= Huib Bakker =

Dutch physicist

Huib Johan Bakker (born 2 March 1965) is a Dutch physicist working in the field of ultrafast spectroscopy. He has been president of research institute AMOLF since 1 February 2016.

==Career==
Bakker was born on 2 March 1965 in Haarlem. He studied physical chemistry at the Vrije Universiteit Amsterdam, and obtained his master's degree in 1987. He subsequently became a PhD student under Ad Lagendijk at the AMOLF research institute. Bakker received his doctorate cum laude in 1991 with a thesis titled:"Time-resolved vibrational spectroscopy with picosecond infrared pulses". Between 1991 and 1994 he was a scientific assistant at the Institute of Semiconductor Technologies of RWTH Aachen University in Germany.

In 1995 Bakker returned to the Netherlands to become scientific group leader at AMOLF. Six years later he started as professor of Ultrafast Spectroscopy of Molecules in the Condensed Phase at the University of Amsterdam.

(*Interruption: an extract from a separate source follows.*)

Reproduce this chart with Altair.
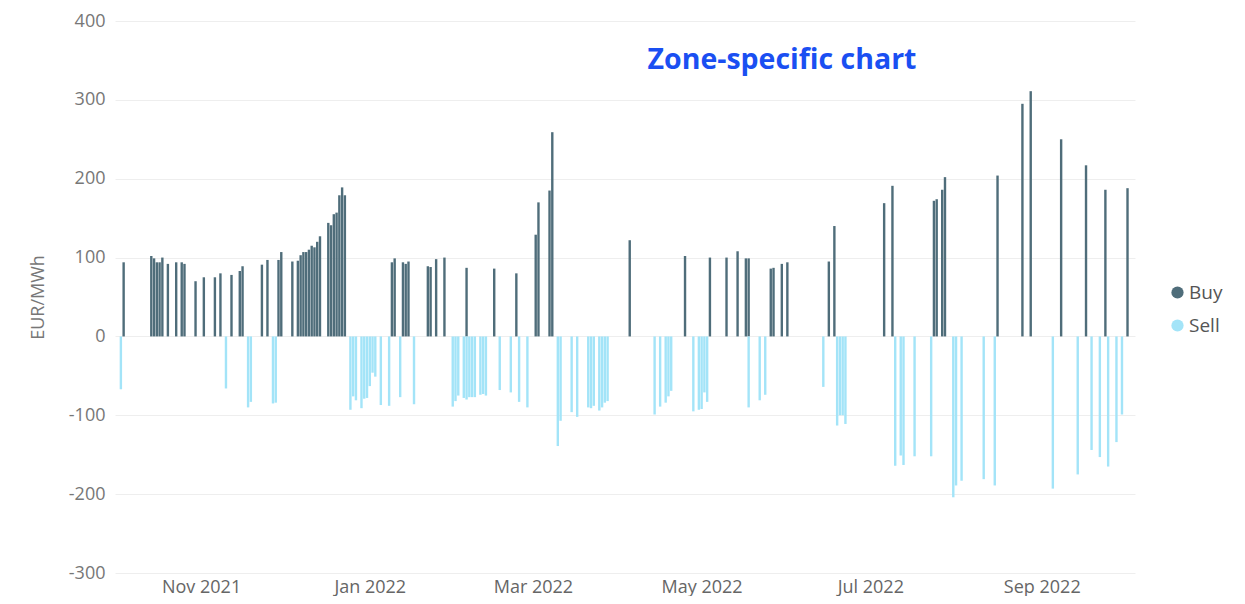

At AMOLF Bakker is group leader of research on ultrafast spectroscopy. In 2003 he became head of the department of molecular nanophysics. In his research at AMOLF Bakker has been founder of a technique which uses special non-linear spectroscopics, which helps researchers in determining the molecular mobility and structure of water in complex systems.

Bakker became adjunct director of AMOLF on 1 September 2015. On 1 February 2016 he succeeded Vinod Subramaniam as director, who became rector-magnificus of the Vrije Universiteit Amsterdam.

==Awards and honors==
In 2005 Bakker received the gold medal of the Royal Netherlands Chemical Society. Bakker was elected a member of the Royal Netherlands Academy of Arts and Sciences in 2015. The academy called him "a renowned expert on the molecular properties of water and ice".